Delivering the keynote address at the Centre for Education in Economics and Finance’s yearly banquet, in Johannesburg, he said the SARB would continue to honour its constitutional mandate and trust placed in the bank by South African society.
"Ratings agencies have been clear that the effectiveness of the central bank is one of the strongest pillars supporting this economy, a claim that speaks to both our price and financial stability mandates," Kganyago said.
He noted that, if the SARB could keep inflation lower, anchoring inflation expectations, it would generate a lower rate of interest to support the economy.
He stated that the country needed inflation targeting and said the bank’s framework to deal with inflation remained necessary and credible.
Kganyago noted that balanced growth required maintaining the value of the currency to enable both exporters and importers to engage productively in the economy.

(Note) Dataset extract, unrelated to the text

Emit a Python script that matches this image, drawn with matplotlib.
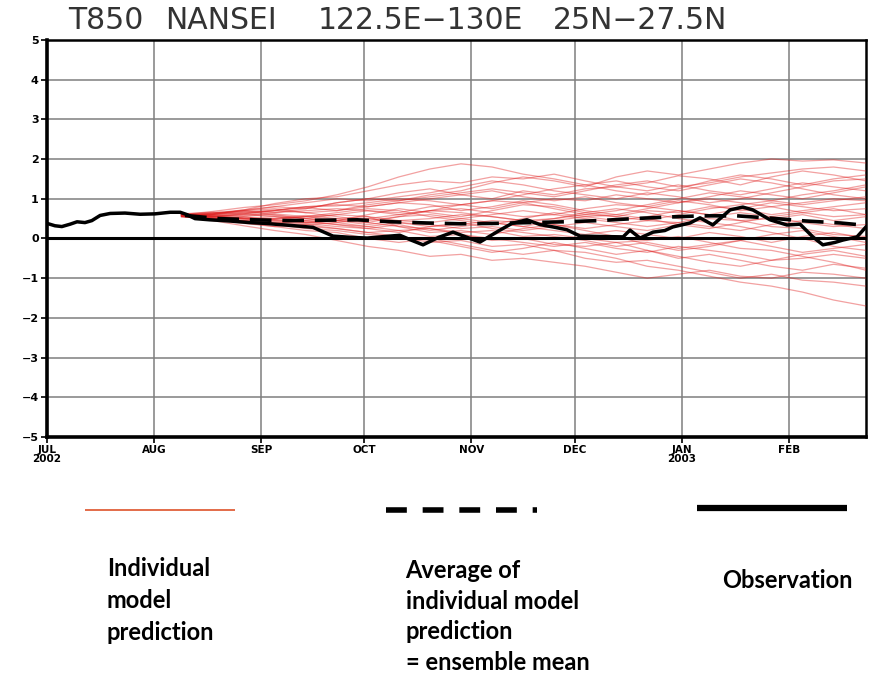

“All of this is clearly in the interest of all South Africans and we implement this mandate through a flexible inflation targeting framework.
“We sometimes hear the objection that targeting inflation is bad for growth – that is, one part of our constitutional mandate conflicts with the other, and protecting the buying power of the rand is antidevelopment,” he said.
Kganyago pointed out, however, that low inflation was actually the ally of development as it “helps maintain the value of the money in your pocket.”
He stated that this was good for all South Africans, but especially the marginalised and poor – those without the information or power to protect themselves from inflation.
He explained that low inflation also helped maintain the competitiveness of South African goods and services in foreign and domestic markets, by moderating real exchange rate appreciation.
Further, he pointed out that low inflation produced lower interest rates.
“There is no long-term trade-off between growth or inflation. Keeping inflation low, protecting the value of the currency, is supportive of growth,” he said.
Kganyago also highlighted that South Africa had functioning institutions that delivered on their mandates.
He added that the country had sophisticated firms and markets, but conceded that there was always room for improvement.
“Nonetheless, these general positives help to maintain South Africa’s status as an upper-middle-income country,” he said.